介護に疲れきっていた当時の私や、同じ境遇に置かれている人に声をかけるなら「頑張らなきゃという気持ちを捨てて下さい」とアドバイスします。たとえ愛する家族の介護であっても、自分を犠牲にするのは間違いです。介護される側もそんなことは望んでいません。歯を食いしばって眉間にしわを寄せるような介護はしてはいけません。
うつから抜け出す大きなきっかけになったのは、孫たちの存在でした。オムツ替え、入浴や着替えの介助など、することは高齢者の介護と変わりません。ですが、待ち受ける死を否応なく意識させられる介護と、生命力の塊のような赤ちゃんの世話は、まるで別物でした。何より、孫を世話するうちで亡くなった母の存在を感じる瞬間があったのです。「足の形が似ている」「笑顔がそっくり」だなど、母がこの世に生きていた証が私と娘を経て孫にまで受け継がれていると実感した時、喪失感が希望に変わりました。

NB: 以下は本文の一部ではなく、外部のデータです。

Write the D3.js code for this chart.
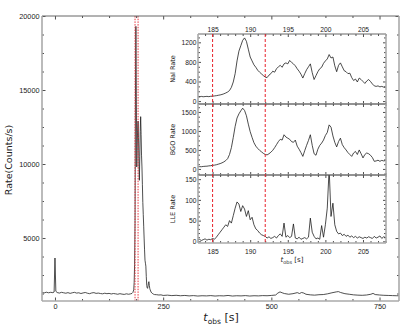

――家庭や学校など、教育を取り巻く現状についてどのようにお考えですか。
人を育てるということは生半可なことではありません。保護者や先生だって生身の人間です。たった一人で全部を背負い込んでは、疲れ果ててしまいます。時には、一人の時間を作って自分を取り戻すことも大切でしょう。そのためには、友人や地域のネットワークなど、利用できるものは全て利用してください。地域ぐるみで子育てを助け合う仕組みがもっと広がることを期待します。
未来を担う子どもたちは、かけがえのない宝物です。次の時代を生きる子どもたちを育てるには、家庭、学校、地域社会が互いに協力し合うことが肝心です。みんな誰かの助けを借りて大きくなったのですから、その恩返しをするのが本来の姿なのではないでしょうか。